_DO THIS_: Exact reproduction of the data is required, with images excluded.

_GIVEN MATERIAL_:
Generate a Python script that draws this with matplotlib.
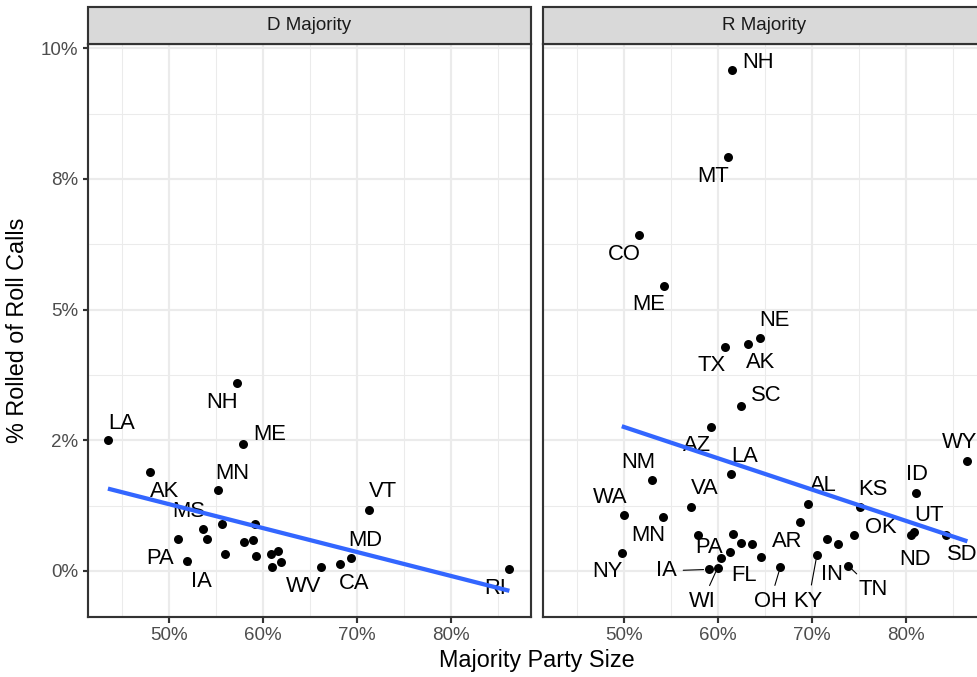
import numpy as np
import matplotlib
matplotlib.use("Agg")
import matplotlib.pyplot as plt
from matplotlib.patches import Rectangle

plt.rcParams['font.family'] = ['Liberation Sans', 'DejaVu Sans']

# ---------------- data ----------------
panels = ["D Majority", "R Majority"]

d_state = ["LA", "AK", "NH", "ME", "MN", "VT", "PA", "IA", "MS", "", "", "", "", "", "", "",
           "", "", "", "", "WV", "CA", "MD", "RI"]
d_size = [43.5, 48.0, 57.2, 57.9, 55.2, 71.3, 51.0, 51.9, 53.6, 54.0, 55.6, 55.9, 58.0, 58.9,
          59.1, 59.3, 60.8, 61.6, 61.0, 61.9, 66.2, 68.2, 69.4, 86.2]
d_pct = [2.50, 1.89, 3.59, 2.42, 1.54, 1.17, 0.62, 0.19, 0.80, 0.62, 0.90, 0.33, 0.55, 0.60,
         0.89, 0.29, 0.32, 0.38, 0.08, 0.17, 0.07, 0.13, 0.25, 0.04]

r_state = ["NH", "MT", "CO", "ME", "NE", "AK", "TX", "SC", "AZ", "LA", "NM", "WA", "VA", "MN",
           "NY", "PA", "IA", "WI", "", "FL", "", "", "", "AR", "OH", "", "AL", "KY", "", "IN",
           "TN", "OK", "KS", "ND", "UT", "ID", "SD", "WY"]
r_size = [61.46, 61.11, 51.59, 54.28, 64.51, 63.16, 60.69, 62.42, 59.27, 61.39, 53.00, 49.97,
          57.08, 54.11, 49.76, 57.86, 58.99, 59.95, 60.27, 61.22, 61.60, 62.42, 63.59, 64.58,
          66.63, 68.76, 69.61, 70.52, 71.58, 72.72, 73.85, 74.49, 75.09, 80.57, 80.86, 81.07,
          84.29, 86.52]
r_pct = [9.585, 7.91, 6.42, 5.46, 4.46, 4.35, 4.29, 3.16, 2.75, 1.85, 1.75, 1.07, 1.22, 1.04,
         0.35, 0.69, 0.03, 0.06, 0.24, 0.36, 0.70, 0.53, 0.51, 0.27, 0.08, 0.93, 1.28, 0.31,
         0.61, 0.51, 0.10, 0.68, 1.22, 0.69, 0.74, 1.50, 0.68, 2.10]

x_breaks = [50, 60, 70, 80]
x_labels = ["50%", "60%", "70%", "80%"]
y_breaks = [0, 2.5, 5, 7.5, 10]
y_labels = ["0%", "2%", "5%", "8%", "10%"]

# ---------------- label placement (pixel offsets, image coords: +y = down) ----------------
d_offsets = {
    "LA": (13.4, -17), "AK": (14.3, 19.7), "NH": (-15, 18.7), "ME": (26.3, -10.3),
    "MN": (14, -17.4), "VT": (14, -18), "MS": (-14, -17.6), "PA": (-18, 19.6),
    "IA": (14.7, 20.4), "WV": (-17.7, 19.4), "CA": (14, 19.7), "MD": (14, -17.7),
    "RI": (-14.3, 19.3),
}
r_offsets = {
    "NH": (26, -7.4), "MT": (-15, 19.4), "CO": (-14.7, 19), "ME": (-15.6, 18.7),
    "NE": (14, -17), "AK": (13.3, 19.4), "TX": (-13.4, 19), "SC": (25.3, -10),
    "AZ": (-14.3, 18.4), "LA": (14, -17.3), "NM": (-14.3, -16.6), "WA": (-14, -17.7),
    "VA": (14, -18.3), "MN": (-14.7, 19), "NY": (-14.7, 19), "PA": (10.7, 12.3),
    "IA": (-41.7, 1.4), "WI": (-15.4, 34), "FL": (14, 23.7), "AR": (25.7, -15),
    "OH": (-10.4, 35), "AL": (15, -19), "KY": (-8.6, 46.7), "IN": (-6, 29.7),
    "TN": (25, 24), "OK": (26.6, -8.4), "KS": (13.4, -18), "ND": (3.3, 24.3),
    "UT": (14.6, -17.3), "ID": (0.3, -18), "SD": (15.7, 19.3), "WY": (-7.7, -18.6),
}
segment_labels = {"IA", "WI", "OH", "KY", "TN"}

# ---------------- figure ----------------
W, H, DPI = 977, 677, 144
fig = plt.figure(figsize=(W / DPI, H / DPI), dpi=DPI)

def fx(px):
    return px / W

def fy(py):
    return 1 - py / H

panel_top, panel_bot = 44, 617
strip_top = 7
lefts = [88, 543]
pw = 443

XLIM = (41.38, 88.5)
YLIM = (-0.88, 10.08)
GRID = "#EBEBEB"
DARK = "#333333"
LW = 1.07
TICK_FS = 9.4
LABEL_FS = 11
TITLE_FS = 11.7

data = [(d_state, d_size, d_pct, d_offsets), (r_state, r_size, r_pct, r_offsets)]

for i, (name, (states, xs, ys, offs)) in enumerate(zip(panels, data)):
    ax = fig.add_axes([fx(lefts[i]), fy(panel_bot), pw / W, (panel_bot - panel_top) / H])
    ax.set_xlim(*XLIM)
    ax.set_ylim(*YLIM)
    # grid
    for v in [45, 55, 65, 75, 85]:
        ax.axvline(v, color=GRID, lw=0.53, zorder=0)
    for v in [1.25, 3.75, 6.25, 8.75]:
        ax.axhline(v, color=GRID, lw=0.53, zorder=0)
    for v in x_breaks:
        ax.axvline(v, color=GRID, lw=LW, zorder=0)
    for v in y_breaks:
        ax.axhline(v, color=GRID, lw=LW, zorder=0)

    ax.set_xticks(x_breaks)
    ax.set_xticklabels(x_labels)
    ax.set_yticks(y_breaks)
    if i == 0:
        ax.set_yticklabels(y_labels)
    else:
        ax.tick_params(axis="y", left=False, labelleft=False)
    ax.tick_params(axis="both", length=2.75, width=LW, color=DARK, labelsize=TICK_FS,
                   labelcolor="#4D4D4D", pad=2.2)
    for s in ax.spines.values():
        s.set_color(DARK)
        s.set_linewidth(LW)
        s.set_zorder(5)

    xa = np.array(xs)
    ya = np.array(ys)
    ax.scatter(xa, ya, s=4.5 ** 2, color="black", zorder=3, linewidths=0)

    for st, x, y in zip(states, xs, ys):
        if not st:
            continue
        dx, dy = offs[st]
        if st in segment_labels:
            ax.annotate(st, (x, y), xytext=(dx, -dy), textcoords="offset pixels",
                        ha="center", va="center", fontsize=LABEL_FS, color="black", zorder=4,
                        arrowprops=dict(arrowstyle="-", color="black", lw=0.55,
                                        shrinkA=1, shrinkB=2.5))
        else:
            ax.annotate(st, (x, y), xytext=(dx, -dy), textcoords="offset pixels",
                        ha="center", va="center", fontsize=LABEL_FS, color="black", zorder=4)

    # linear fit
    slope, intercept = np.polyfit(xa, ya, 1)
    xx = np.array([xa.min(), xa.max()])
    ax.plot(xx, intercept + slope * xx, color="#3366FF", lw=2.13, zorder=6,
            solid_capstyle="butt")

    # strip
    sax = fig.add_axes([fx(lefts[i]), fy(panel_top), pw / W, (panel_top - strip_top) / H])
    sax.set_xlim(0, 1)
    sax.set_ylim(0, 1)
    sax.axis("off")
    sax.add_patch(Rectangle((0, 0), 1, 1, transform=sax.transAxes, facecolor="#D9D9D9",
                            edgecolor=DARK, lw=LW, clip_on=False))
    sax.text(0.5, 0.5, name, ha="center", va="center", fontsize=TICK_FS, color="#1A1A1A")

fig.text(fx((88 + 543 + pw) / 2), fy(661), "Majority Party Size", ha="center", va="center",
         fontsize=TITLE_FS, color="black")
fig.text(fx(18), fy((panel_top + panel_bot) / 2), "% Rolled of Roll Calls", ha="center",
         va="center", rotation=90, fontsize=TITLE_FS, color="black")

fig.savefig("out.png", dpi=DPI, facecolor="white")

_THE REPLY_:
Generate a Python script that draws this with matplotlib.
import numpy as np
import matplotlib
matplotlib.use("Agg")
import matplotlib.pyplot as plt
from matplotlib.patches import Rectangle

plt.rcParams['font.family'] = ['Liberation Sans', 'DejaVu Sans']

# ---------------- data ----------------
panels = ["D Majority", "R Majority"]

d_state = ["LA", "AK", "NH", "ME", "MN", "VT", "PA", "IA", "MS", "", "", "", "", "", "", "",
           "", "", "", "", "WV", "CA", "MD", "RI"]
d_size = [43.5, 48.0, 57.2, 57.9, 55.2, 71.3, 51.0, 51.9, 53.6, 54.0, 55.6, 55.9, 58.0, 58.9,
          59.1, 59.3, 60.8, 61.6, 61.0, 61.9, 66.2, 68.2, 69.4, 86.2]
d_pct = [2.50, 1.89, 3.59, 2.42, 1.54, 1.17, 0.62, 0.19, 0.80, 0.62, 0.90, 0.33, 0.55, 0.60,
         0.89, 0.29, 0.32, 0.38, 0.08, 0.17, 0.07, 0.13, 0.25, 0.04]

r_state = ["NH", "MT", "CO", "ME", "NE", "AK", "TX", "SC", "AZ", "LA", "NM", "WA", "VA", "MN",
           "NY", "PA", "IA", "WI", "", "FL", "", "", "", "AR", "OH", "", "AL", "KY", "", "IN",
           "TN", "OK", "KS", "ND", "UT", "ID", "SD", "WY"]
r_size = [61.46, 61.11, 51.59, 54.28, 64.51, 63.16, 60.69, 62.42, 59.27, 61.39, 53.00, 49.97,
          57.08, 54.11, 49.76, 57.86, 58.99, 59.95, 60.27, 61.22, 61.60, 62.42, 63.59, 64.58,
          66.63, 68.76, 69.61, 70.52, 71.58, 72.72, 73.85, 74.49, 75.09, 80.57, 80.86, 81.07,
          84.29, 86.52]
r_pct = [9.585, 7.91, 6.42, 5.46, 4.46, 4.35, 4.29, 3.16, 2.75, 1.85, 1.75, 1.07, 1.22, 1.04,
         0.35, 0.69, 0.03, 0.06, 0.24, 0.36, 0.70, 0.53, 0.51, 0.27, 0.08, 0.93, 1.28, 0.31,
         0.61, 0.51, 0.10, 0.68, 1.22, 0.69, 0.74, 1.50, 0.68, 2.10]

x_breaks = [50, 60, 70, 80]
x_labels = ["50%", "60%", "70%", "80%"]
y_breaks = [0, 2.5, 5, 7.5, 10]
y_labels = ["0%", "2%", "5%", "8%", "10%"]

# ---------------- label placement (pixel offsets, image coords: +y = down) ----------------
d_offsets = {
    "LA": (13.4, -17), "AK": (14.3, 19.7), "NH": (-15, 18.7), "ME": (26.3, -10.3),
    "MN": (14, -17.4), "VT": (14, -18), "MS": (-14, -17.6), "PA": (-18, 19.6),
    "IA": (14.7, 20.4), "WV": (-17.7, 19.4), "CA": (14, 19.7), "MD": (14, -17.7),
    "RI": (-14.3, 19.3),
}
r_offsets = {
    "NH": (26, -7.4), "MT": (-15, 19.4), "CO": (-14.7, 19), "ME": (-15.6, 18.7),
    "NE": (14, -17), "AK": (13.3, 19.4), "TX": (-13.4, 19), "SC": (25.3, -10),
    "AZ": (-14.3, 18.4), "LA": (14, -17.3), "NM": (-14.3, -16.6), "WA": (-14, -17.7),
    "VA": (14, -18.3), "MN": (-14.7, 19), "NY": (-14.7, 19), "PA": (10.7, 12.3),
    "IA": (-41.7, 1.4), "WI": (-15.4, 34), "FL": (14, 23.7), "AR": (25.7, -15),
    "OH": (-10.4, 35), "AL": (15, -19), "KY": (-8.6, 46.7), "IN": (-6, 29.7),
    "TN": (25, 24), "OK": (26.6, -8.4), "KS": (13.4, -18), "ND": (3.3, 24.3),
    "UT": (14.6, -17.3), "ID": (0.3, -18), "SD": (15.7, 19.3), "WY": (-7.7, -18.6),
}
segment_labels = {"IA", "WI", "OH", "KY", "TN"}

# ---------------- figure ----------------
W, H, DPI = 977, 677, 144
fig = plt.figure(figsize=(W / DPI, H / DPI), dpi=DPI)

def fx(px):
    return px / W

def fy(py):
    return 1 - py / H

panel_top, panel_bot = 44, 617
strip_top = 7
lefts = [88, 543]
pw = 443

XLIM = (41.38, 88.5)
YLIM = (-0.88, 10.08)
GRID = "#EBEBEB"
DARK = "#333333"
LW = 1.07
TICK_FS = 9.4
LABEL_FS = 11
TITLE_FS = 11.7

data = [(d_state, d_size, d_pct, d_offsets), (r_state, r_size, r_pct, r_offsets)]

for i, (name, (states, xs, ys, offs)) in enumerate(zip(panels, data)):
    ax = fig.add_axes([fx(lefts[i]), fy(panel_bot), pw / W, (panel_bot - panel_top) / H])
    ax.set_xlim(*XLIM)
    ax.set_ylim(*YLIM)
    # grid
    for v in [45, 55, 65, 75, 85]:
        ax.axvline(v, color=GRID, lw=0.53, zorder=0)
    for v in [1.25, 3.75, 6.25, 8.75]:
        ax.axhline(v, color=GRID, lw=0.53, zorder=0)
    for v in x_breaks:
        ax.axvline(v, color=GRID, lw=LW, zorder=0)
    for v in y_breaks:
        ax.axhline(v, color=GRID, lw=LW, zorder=0)

    ax.set_xticks(x_breaks)
    ax.set_xticklabels(x_labels)
    ax.set_yticks(y_breaks)
    if i == 0:
        ax.set_yticklabels(y_labels)
    else:
        ax.tick_params(axis="y", left=False, labelleft=False)
    ax.tick_params(axis="both", length=2.75, width=LW, color=DARK, labelsize=TICK_FS,
                   labelcolor="#4D4D4D", pad=2.2)
    for s in ax.spines.values():
        s.set_color(DARK)
        s.set_linewidth(LW)
        s.set_zorder(5)

    xa = np.array(xs)
    ya = np.array(ys)
    ax.scatter(xa, ya, s=4.5 ** 2, color="black", zorder=3, linewidths=0)

    for st, x, y in zip(states, xs, ys):
        if not st:
            continue
        dx, dy = offs[st]
        if st in segment_labels:
            ax.annotate(st, (x, y), xytext=(dx, -dy), textcoords="offset pixels",
                        ha="center", va="center", fontsize=LABEL_FS, color="black", zorder=4,
                        arrowprops=dict(arrowstyle="-", color="black", lw=0.55,
                                        shrinkA=1, shrinkB=2.5))
        else:
            ax.annotate(st, (x, y), xytext=(dx, -dy), textcoords="offset pixels",
                        ha="center", va="center", fontsize=LABEL_FS, color="black", zorder=4)

    # linear fit
    slope, intercept = np.polyfit(xa, ya, 1)
    xx = np.array([xa.min(), xa.max()])
    ax.plot(xx, intercept + slope * xx, color="#3366FF", lw=2.13, zorder=6,
            solid_capstyle="butt")

    # strip
    sax = fig.add_axes([fx(lefts[i]), fy(panel_top), pw / W, (panel_top - strip_top) / H])
    sax.set_xlim(0, 1)
    sax.set_ylim(0, 1)
    sax.axis("off")
    sax.add_patch(Rectangle((0, 0), 1, 1, transform=sax.transAxes, facecolor="#D9D9D9",
                            edgecolor=DARK, lw=LW, clip_on=False))
    sax.text(0.5, 0.5, name, ha="center", va="center", fontsize=TICK_FS, color="#1A1A1A")

fig.text(fx((88 + 543 + pw) / 2), fy(661), "Majority Party Size", ha="center", va="center",
         fontsize=TITLE_FS, color="black")
fig.text(fx(18), fy((panel_top + panel_bot) / 2), "% Rolled of Roll Calls", ha="center",
         va="center", rotation=90, fontsize=TITLE_FS, color="black")

fig.savefig("out.png", dpi=DPI, facecolor="white")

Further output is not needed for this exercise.